Stated exercise: Lines that hold the string "matplotlib" are to be counted; give only their number.

Provided material:
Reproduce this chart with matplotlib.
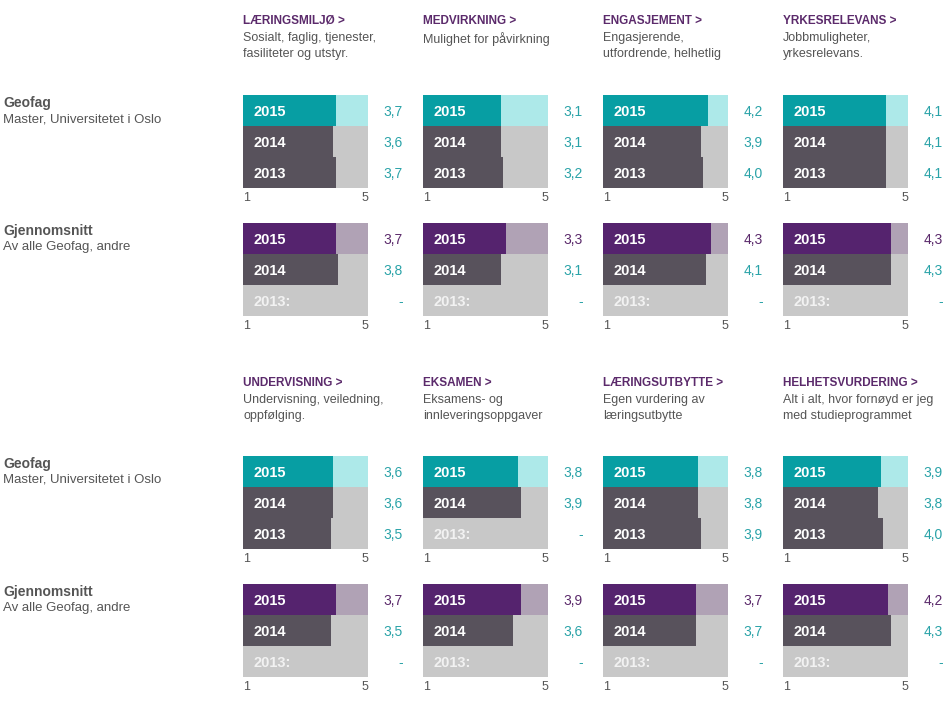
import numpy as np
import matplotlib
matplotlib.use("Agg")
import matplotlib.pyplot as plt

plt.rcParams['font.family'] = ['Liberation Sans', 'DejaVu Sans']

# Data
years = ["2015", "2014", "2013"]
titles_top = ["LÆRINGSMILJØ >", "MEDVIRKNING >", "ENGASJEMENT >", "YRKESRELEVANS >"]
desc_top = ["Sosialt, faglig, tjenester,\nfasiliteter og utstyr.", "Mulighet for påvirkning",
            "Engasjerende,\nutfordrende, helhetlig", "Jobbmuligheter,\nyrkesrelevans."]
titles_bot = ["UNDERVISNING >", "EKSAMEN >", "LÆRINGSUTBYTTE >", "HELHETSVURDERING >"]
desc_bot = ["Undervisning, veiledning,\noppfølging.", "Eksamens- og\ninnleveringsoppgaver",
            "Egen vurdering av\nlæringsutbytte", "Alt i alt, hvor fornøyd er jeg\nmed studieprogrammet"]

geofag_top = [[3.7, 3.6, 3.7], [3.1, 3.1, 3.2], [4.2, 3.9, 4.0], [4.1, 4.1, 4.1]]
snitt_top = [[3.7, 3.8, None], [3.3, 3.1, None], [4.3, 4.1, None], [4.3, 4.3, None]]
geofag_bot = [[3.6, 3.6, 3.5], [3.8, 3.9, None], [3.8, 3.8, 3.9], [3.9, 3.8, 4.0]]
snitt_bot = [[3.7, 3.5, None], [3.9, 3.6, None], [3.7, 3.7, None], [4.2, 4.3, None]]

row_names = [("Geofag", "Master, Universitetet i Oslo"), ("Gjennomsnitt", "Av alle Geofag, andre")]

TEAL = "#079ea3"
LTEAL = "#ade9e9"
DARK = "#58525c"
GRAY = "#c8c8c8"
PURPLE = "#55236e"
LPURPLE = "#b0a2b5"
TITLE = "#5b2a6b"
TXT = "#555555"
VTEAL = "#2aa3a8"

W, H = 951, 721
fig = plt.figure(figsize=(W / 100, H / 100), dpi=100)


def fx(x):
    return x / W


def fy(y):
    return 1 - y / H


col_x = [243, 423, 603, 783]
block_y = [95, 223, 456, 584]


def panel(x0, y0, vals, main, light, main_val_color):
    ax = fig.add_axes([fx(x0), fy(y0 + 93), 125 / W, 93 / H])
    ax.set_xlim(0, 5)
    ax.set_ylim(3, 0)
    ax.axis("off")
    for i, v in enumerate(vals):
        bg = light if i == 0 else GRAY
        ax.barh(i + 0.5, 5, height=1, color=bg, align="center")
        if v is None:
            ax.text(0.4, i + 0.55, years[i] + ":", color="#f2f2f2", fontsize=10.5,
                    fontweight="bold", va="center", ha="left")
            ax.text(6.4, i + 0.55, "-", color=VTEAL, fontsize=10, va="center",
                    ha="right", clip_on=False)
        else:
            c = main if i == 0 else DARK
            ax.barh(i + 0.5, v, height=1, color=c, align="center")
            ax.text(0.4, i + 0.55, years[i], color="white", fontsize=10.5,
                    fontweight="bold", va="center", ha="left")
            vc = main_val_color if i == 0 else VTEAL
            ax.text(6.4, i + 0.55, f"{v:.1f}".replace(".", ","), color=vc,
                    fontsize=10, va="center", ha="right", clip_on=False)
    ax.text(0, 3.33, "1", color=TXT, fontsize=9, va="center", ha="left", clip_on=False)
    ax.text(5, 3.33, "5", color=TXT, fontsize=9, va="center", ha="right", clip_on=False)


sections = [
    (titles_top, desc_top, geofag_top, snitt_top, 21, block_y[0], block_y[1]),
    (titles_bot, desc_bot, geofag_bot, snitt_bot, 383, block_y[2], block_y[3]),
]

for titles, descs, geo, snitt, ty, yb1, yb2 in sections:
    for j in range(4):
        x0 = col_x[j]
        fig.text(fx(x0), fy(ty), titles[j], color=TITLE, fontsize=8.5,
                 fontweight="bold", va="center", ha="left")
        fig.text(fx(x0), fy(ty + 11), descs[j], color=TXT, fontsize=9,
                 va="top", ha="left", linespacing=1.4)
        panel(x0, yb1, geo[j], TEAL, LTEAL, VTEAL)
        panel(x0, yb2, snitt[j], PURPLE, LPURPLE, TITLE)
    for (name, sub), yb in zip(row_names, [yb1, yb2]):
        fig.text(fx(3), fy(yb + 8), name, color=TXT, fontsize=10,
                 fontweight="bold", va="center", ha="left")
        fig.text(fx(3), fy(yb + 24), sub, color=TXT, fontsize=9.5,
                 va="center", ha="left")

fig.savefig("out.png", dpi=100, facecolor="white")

Exercise output: 4